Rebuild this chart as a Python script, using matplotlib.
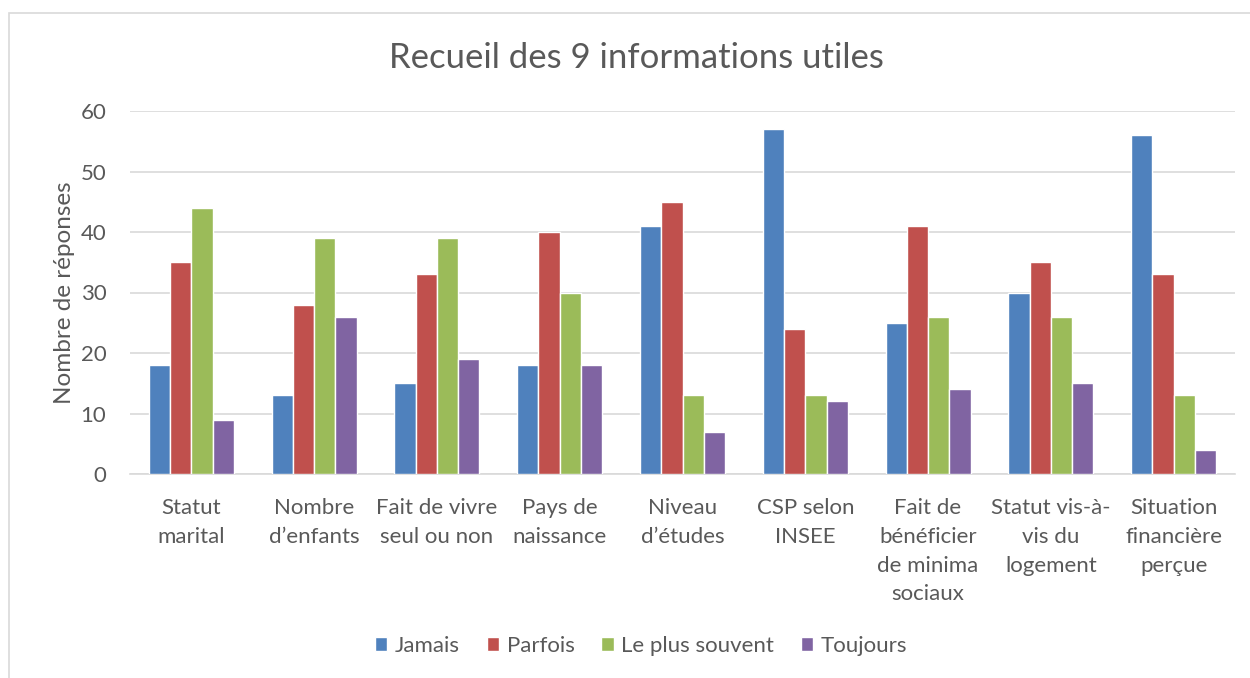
import numpy as np
import matplotlib.pyplot as plt
from matplotlib.patches import Rectangle

plt.rcParams['font.family'] = ['Lato', 'DejaVu Sans']

# data
categories = ["Statut\nmarital", "Nombre\nd\u2019enfants", "Fait de vivre\nseul ou non",
              "Pays de\nnaissance", "Niveau\nd\u2019\u00e9tudes", "CSP selon\nINSEE",
              "Fait de\nb\u00e9n\u00e9ficier\nde minima\nsociaux", "Statut vis-\u00e0-\nvis du\nlogement",
              "Situation\nfinanci\u00e8re\nper\u00e7ue"]
jamais = [18, 13, 15, 18, 41, 57, 25, 30, 56]
parfois = [35, 28, 33, 40, 45, 24, 41, 35, 33]
le_plus_souvent = [44, 39, 39, 30, 13, 13, 26, 26, 13]
toujours = [9, 26, 19, 18, 7, 12, 14, 15, 4]

series = [("Jamais", jamais, "#4F81BD"),
          ("Parfois", parfois, "#C0504D"),
          ("Le plus souvent", le_plus_souvent, "#9BBB59"),
          ("Toujours", toujours, "#8064A2")]

txt = "#595959"
fig = plt.figure(figsize=(12.5, 6.78), dpi=100)
ax = fig.add_axes([130 / 1250, 1 - 474 / 678, 1105 / 1250, 363 / 678])

# chart border
fig.patches.append(Rectangle((9 / 1250, -0.01), 1.5, 1 - 13 / 678 + 0.01,
                             transform=fig.transFigure, fill=False,
                             edgecolor="#D9D9D9", linewidth=1.2))

x = np.arange(len(categories))
w = 0.173
for i, (name, vals, col) in enumerate(series):
    ax.bar(x + (i - 1.5) * w, vals, w, color=col, edgecolor="white",
           linewidth=1.0, label=name, zorder=3)

ax.set_xlim(-0.5, len(categories) - 0.5)
ax.set_ylim(0, 60)
ax.set_yticks(range(0, 61, 10))
ax.set_xticks(x)
ax.set_xticklabels(categories, fontsize=16, color=txt, linespacing=1.56)
ax.tick_params(axis='y', labelsize=16, colors=txt, length=0, pad=17)
ax.tick_params(axis='x', length=0, pad=17)
ax.grid(axis='y', color="#D9D9D9", linewidth=1.2, zorder=0)
for s in ["top", "right", "left"]:
    ax.spines[s].set_visible(False)
ax.spines["bottom"].set_color("#D9D9D9")
ax.spines["bottom"].set_linewidth(1.2)

ax.set_ylabel("Nombre de r\u00e9ponses", fontsize=17.5, color=txt, labelpad=4)
fig.text(0.509, 1 - 58 / 678, "Recueil des 9 informations utiles", fontsize=25,
         color=txt, ha="center", va="center")

leg = fig.legend(loc="center", bbox_to_anchor=(0.513, 1 - 646 / 678), ncol=4,
                 frameon=False, fontsize=16, handlelength=0.55, handleheight=0.55,
                 handletextpad=0.35, columnspacing=1.2)
for t in leg.get_texts():
    t.set_color(txt)

fig.savefig("out.png", dpi=100)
+++
## Written instruction
Reproduce each line exactly as it appears, omitting the pictures.

## Answer for the task
Rebuild this chart as a Python script, using matplotlib.
import numpy as np
import matplotlib.pyplot as plt
from matplotlib.patches import Rectangle

plt.rcParams['font.family'] = ['Lato', 'DejaVu Sans']

# data
categories = ["Statut\nmarital", "Nombre\nd\u2019enfants", "Fait de vivre\nseul ou non",
              "Pays de\nnaissance", "Niveau\nd\u2019\u00e9tudes", "CSP selon\nINSEE",
              "Fait de\nb\u00e9n\u00e9ficier\nde minima\nsociaux", "Statut vis-\u00e0-\nvis du\nlogement",
              "Situation\nfinanci\u00e8re\nper\u00e7ue"]
jamais = [18, 13, 15, 18, 41, 57, 25, 30, 56]
parfois = [35, 28, 33, 40, 45, 24, 41, 35, 33]
le_plus_souvent = [44, 39, 39, 30, 13, 13, 26, 26, 13]
toujours = [9, 26, 19, 18, 7, 12, 14, 15, 4]

series = [("Jamais", jamais, "#4F81BD"),
          ("Parfois", parfois, "#C0504D"),
          ("Le plus souvent", le_plus_souvent, "#9BBB59"),
          ("Toujours", toujours, "#8064A2")]

txt = "#595959"
fig = plt.figure(figsize=(12.5, 6.78), dpi=100)
ax = fig.add_axes([130 / 1250, 1 - 474 / 678, 1105 / 1250, 363 / 678])

# chart border
fig.patches.append(Rectangle((9 / 1250, -0.01), 1.5, 1 - 13 / 678 + 0.01,
                             transform=fig.transFigure, fill=False,
                             edgecolor="#D9D9D9", linewidth=1.2))

x = np.arange(len(categories))
w = 0.173
for i, (name, vals, col) in enumerate(series):
    ax.bar(x + (i - 1.5) * w, vals, w, color=col, edgecolor="white",
           linewidth=1.0, label=name, zorder=3)

ax.set_xlim(-0.5, len(categories) - 0.5)
ax.set_ylim(0, 60)
ax.set_yticks(range(0, 61, 10))
ax.set_xticks(x)
ax.set_xticklabels(categories, fontsize=16, color=txt, linespacing=1.56)
ax.tick_params(axis='y', labelsize=16, colors=txt, length=0, pad=17)
ax.tick_params(axis='x', length=0, pad=17)
ax.grid(axis='y', color="#D9D9D9", linewidth=1.2, zorder=0)
for s in ["top", "right", "left"]:
    ax.spines[s].set_visible(False)
ax.spines["bottom"].set_color("#D9D9D9")
ax.spines["bottom"].set_linewidth(1.2)

ax.set_ylabel("Nombre de r\u00e9ponses", fontsize=17.5, color=txt, labelpad=4)
fig.text(0.509, 1 - 58 / 678, "Recueil des 9 informations utiles", fontsize=25,
         color=txt, ha="center", va="center")

leg = fig.legend(loc="center", bbox_to_anchor=(0.513, 1 - 646 / 678), ncol=4,
                 frameon=False, fontsize=16, handlelength=0.55, handleheight=0.55,
                 handletextpad=0.35, columnspacing=1.2)
for t in leg.get_texts():
    t.set_color(txt)

fig.savefig("out.png", dpi=100)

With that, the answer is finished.